Türk Kültürü ve Hacı Bektaş Velî Araştırma Dergisi (Dec 2020)

MEVLANA HİMMETÎ’NİN TÜRKÇE DİVANI VE BU DİVANDA HZ. ALİ’NİN YERİ

  • Mehdi REZAEI

DOI
https://doi.org/10.34189/hbv.96.010
Journal volume & issue
no. 96
pp. 229 – 248

Abstract

Read online

Oğuz Türklerinin büyük bir bölümü arasında etkili olan Alevilik, çeşitli coğrafyalarda farklı adlarla tanınsa da tek bir çatı altında günümüze kadar süregelmiştir. Alevi inancına sahip olan topluluklar dil ve kültür bakımından birbirlerinden farklılık gösterseler de Hz. Ali ve on iki imama sevgi beslemek bakımından ortak özellikler paylaşmaktadırlar. IX. yüzyıldan itibaren İran coğrafyası, Aleviler için önemli bir merkez haline geldi. 864 yılında Taberistan’da ilk Alevi hükümetinin kurulmasıyla birlikte Alevilik ve Şiilik İran’da yayılmaya başladı. Safeviler döneminde Şiiliğin resmî mezhep konumuna gelmesiyle birlikte İran tarihinde yeni bir sayfa açılmış oldu. Söz konusu durum ister istemez edebî eserlere özellikle şiire yansımaya başladı. Bu dönemde Şah İsmail başta olmak üzere birçok şairin şiirinde Hz. Ali ve onunla ilgili konular ana temalardan birini oluşturdu. Hz.
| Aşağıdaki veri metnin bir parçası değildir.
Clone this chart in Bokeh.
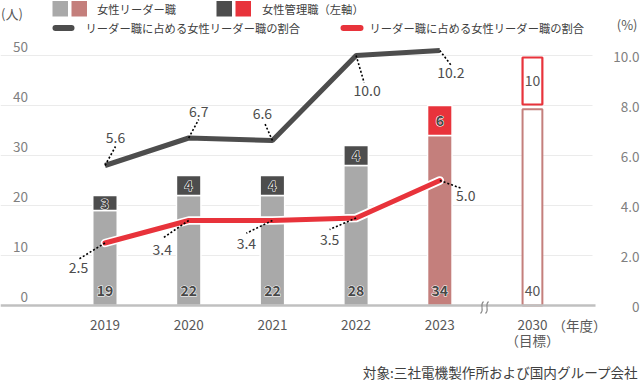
from bokeh.plotting import figure
from bokeh.models import Range1d
from bokeh.core.properties import value
from bokeh.embed import file_html
from bokeh.resources import INLINE

# ---------------- data ----------------
years = ["2019", "2020", "2021", "2022", "2023", "2030"]
women_leaders = [19, 22, 22, 28, 34, 40]      # persons (left axis)
women_managers = [3, 4, 4, 4, 6, 10]          # persons (left axis)
ratio_all = [5.6, 6.7, 6.6, 10.0, 10.2]       # % (right axis)
ratio_women = [2.5, 3.4, 3.4, 3.5, 5.0]       # % (right axis)
left_ticks = [0, 10, 20, 30, 40, 50]
right_ticks = [0, 2, 4, 6, 8, 10]
right_tick_labels = ["0", "2.0", "4.0", "6.0", "8.0", "10.0"]

# ---------------- layout constants ----------------
W, H = 640, 380
X0, DX = 104.5, 83.7      # pixel of first category, pixels per category
Y0, KY = 305.0, 5.0       # pixel of zero, pixels per person
KP = KY * 5               # pixels per percent (10 % == 50 persons)
BREAK_GAP = 1.107         # extra distance of the 2030 target column
FONT = "Noto Sans CJK JP"

def dx(px):
    return px / DX

def xd(px):
    return (px - X0) / DX

def yd(py):
    return (Y0 - py) / KY

def yp(py):
    return (Y0 - py) / KP

n_act = 5
xpos = list(range(n_act)) + [n_act - 1 + BREAK_GAP]
totals = [a + b for a, b in zip(women_leaders, women_managers)]

GRAY, DARK, ROSE, RED = "#a9a9a9", "#4d4d4d", "#c47f7c", "#e8333b"
leader_colors = [GRAY] * 4 + [ROSE]
manager_colors = [DARK] * 4 + [RED]

p = figure(width=W, height=H, title=None,
           x_range=Range1d(xd(0), xd(W)), y_range=Range1d(yd(H), yd(0)),
           output_backend="svg", toolbar_location=None,
           x_axis_type=None, y_axis_type=None, min_border=0,
           outline_line_color=None, background_fill_color="white",
           border_fill_color="white")
p.extra_y_ranges = {"pct": Range1d(yp(H), yp(0))}
p.xgrid.visible = False
p.ygrid.visible = False

# grid lines
gy = left_ticks[1:]
p.segment(x0=[xd(0)] * len(gy), y0=gy, x1=[xd(592)] * len(gy), y1=gy,
          line_color="#ebebeb", line_width=1)

# actual bars
bw = dx(24.5)
p.vbar(x=xpos[:n_act], width=bw, bottom=0, top=women_leaders[:n_act],
       fill_color=leader_colors, line_color="white", line_width=1.5)
p.vbar(x=xpos[:n_act], width=bw, bottom=women_leaders[:n_act], top=totals[:n_act],
       fill_color=manager_colors, line_color="white", line_width=1.5)

# target bars (outlined)
tw = dx(19.8)
p.vbar(x=[xpos[5]], width=tw, bottom=0, top=[women_leaders[5] - 0.75],
       fill_color="white", line_color=ROSE, line_width=2)
p.vbar(x=[xpos[5]], width=tw, bottom=[women_leaders[5] + 0.2], top=[totals[5] - 0.4],
       fill_color="white", line_color=RED, line_width=2.2)

# baseline + break mark
p.segment(x0=[xd(0)], y0=[0], x1=[xd(595)], y1=[0], line_color="#c0c0c0", line_width=2.5)
for bx in (481.5, 486.5):
    p.bezier(x0=[xd(bx - 1.5)], y0=[yd(313)], x1=[xd(bx + 1.5)], y1=[yd(301)],
             cx0=[xd(bx + 3)], cy0=[yd(309)], cx1=[xd(bx - 3)], cy1=[yd(305)],
             line_color="#8a8a8a", line_width=1.1)

# lines (right axis)
xl = xpos[:n_act]
p.line(xl, ratio_all, y_range_name="pct", line_color=DARK, line_width=5)
p.line(xl, ratio_women, y_range_name="pct", line_color="white", line_width=8.5,
       line_cap="round", line_join="round")
p.line(xl, ratio_women, y_range_name="pct", line_color=RED, line_width=5,
       line_cap="round", line_join="round")

# data labels with dotted leaders
all_lab_off = [(10.5, -28), (10, -27), (-10, -27), (11, 35), (11, 22)]
all_lead_off = [(10.5, -19), (10, -18.5), (-8, -18), (8, 27), (11.5, 15)]
wom_lab_off = [(-26.5, 24), (-26.5, 29), (-26, 23), (-26.5, 21.5), (26, 15)]
wom_lead_off = [(-26, 16), (-25, 17), (-26, 12.7), (-26.5, 11.5), (22, 8)]

for vals, lab_off, lead_off in ((ratio_all, all_lab_off, all_lead_off),
                                (ratio_women, wom_lab_off, wom_lead_off)):
    p.segment(x0=xl, y0=vals,
              x1=[x + dx(o[0]) for x, o in zip(xl, lead_off)],
              y1=[v - o[1] / KP for v, o in zip(vals, lead_off)],
              y_range_name="pct", line_color="black", line_width=1.6, line_dash="2 2")
    p.text(x=[x + dx(o[0]) for x, o in zip(xl, lab_off)],
           y=[v - o[1] / KP for v, o in zip(vals, lab_off)],
           text=[f"{v:.1f}" for v in vals], y_range_name="pct",
           text_font=value(FONT), text_font_size="14px", text_color="#4d4d4d",
           text_align="center", text_baseline="middle")

# bar value labels (dark text with a white halo)
lab_x = xpos[:n_act] * 2
lab_y = [yd(290)] * n_act + [a + b / 2 for a, b in zip(women_leaders[:n_act], women_managers[:n_act])]
lab_t = [str(v) for v in women_leaders[:n_act]] + [str(v) for v in women_managers[:n_act]]
base = dict(text_font=value(FONT), text_font_size="14px", text_font_style="bold",
            text_align="center", text_baseline="middle")
p.text(x=lab_x, y=lab_y, text=lab_t, text_color="white", text_outline_color="white", **base)
p.text(x=lab_x, y=lab_y, text=lab_t, text_color="#474747", **base)
plain = dict(text_font=value(FONT), text_font_size="14px", text_color="#555555",
             text_align="center", text_baseline="middle")
p.text(x=[xpos[5], xpos[5]], y=[yd(290), women_leaders[5] + women_managers[5] / 2],
       text=[str(women_leaders[5]), str(women_managers[5])], **plain)

# axis tick labels
p.text(x=[xd(27.5)] * len(left_ticks), y=[t + 8.5 / KY for t in left_ticks],
       text=[str(t) for t in left_ticks], text_font=value(FONT), text_font_size="13.5px",
       text_color="#7f7f7f", text_align="right", text_baseline="middle")
p.text(x=[xd(639)] * len(right_ticks), y=[t - 1.5 / KP for t in right_ticks],
       text=right_tick_labels, y_range_name="pct", text_font=value(FONT),
       text_font_size="13.5px", text_color="#7f7f7f", text_align="right", text_baseline="middle")

# category labels
p.text(x=xpos, y=[yd(324)] * len(xpos), text=years, text_font=value(FONT),
       text_font_size="13.5px", text_color="#595959", text_align="center", text_baseline="middle")
p.text(x=[xpos[5]], y=[yd(339)], text=["（目標）"], text_font=value(FONT),
       text_font_size="13.5px", text_color="#595959", text_align="center", text_baseline="middle")
p.text(x=[xd(579)], y=[yd(324)], text=["（年度）"], text_font=value(FONT),
       text_font_size="13.5px", text_color="#595959", text_align="center", text_baseline="middle")

# unit labels
p.text(x=[xd(0.5)], y=[yd(13)], text=["(人)"], text_font=value(FONT), text_font_size="13px",
       text_color="#595959", text_align="left", text_baseline="middle")
p.text(x=[xd(637)], y=[yd(24)], text=["(%)"], text_font=value(FONT), text_font_size="13px",
       text_color="#595959", text_align="right", text_baseline="middle")

# legend
for (l, r, c) in ((52, 67.5, GRAY), (71, 86.5, ROSE), (216, 231.5, DARK), (235, 250.5, RED)):
    p.quad(left=[xd(l)], right=[xd(r)], top=[yd(0.5)], bottom=[yd(16)], fill_color=c, line_color=None)
for (l, r, c) in ((55, 71, DARK), (343, 360, RED)):
    p.segment(x0=[xd(l)], y0=[yd(27.5)], x1=[xd(r)], y1=[yd(27.5)], line_color=c,
              line_width=6, line_cap="round")
leg = dict(text_font=value(FONT), text_font_size="11.3px", text_color="#404040",
           text_align="left", text_baseline="middle")
p.text(x=[xd(96.5)], y=[yd(8.5)], text=["女性リーダー職"], **leg)
p.text(x=[xd(261.5)], y=[yd(8.5)], text=["女性管理職（左軸）"], **leg)
p.text(x=[xd(85)], y=[yd(27.5)], text=["リーダー職に占める女性リーダー職の割合"], **leg)
p.text(x=[xd(369)], y=[yd(27.5)], text=["リーダー職に占める女性リーダー職の割合"], **leg)

# footnote
p.text(x=[xd(638)], y=[yd(371)], text=["対象:三社電機製作所および国内グループ会社"],
       text_font=value(FONT), text_font_size="13.6px", text_color="#404040",
       text_align="right", text_baseline="middle")

html = file_html(p, INLINE, title="chart")
html = html.replace("<head>", "<head><style>html,body{margin:0;padding:0;overflow:hidden}</style>", 1)
open("out.html", "w").write(html)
Ali sevgisini kendi eserlerinde geniş ölçüde yansıtmaya çalışan şairlerden biri de Mevlana Himmetî-yi Engûrânî’dir. XVI. yüzyılda yaşadığı tahmin edilen Himmetî, iki ayrı bölümden oluşan divanını Azerbaycan Türkçesiyle kaleme almıştır. Divanın birinci bölümünü Hz. Ali’ye ayırmış, destansı ve tasavvufî bir üslupla onun faziletlerini içtenlikle anlatmıştır. Himmetî, Hz. Ali’nin izinden gidenlerin kemale erebileceklerini, gitmeyenlerin ise hüsrana uğrayacaklarını vurgulamaktadır. Bu yazıda, Himmetî ve onun Türkçe divanı üzerinde durulmuş, bu şairin dünya görüşünde Hz. Ali’nin yeri incelenmiştir. Günümüze kadar Himmetî, edebiyat çevrelerinde çok tanınmasa da Azerbaycan Türkçesini ustaca kullanan bir Türk şairdir. Himmetî divanında yer yer Eski Oğuz Türkçesinin de özellikleri görülmektedir.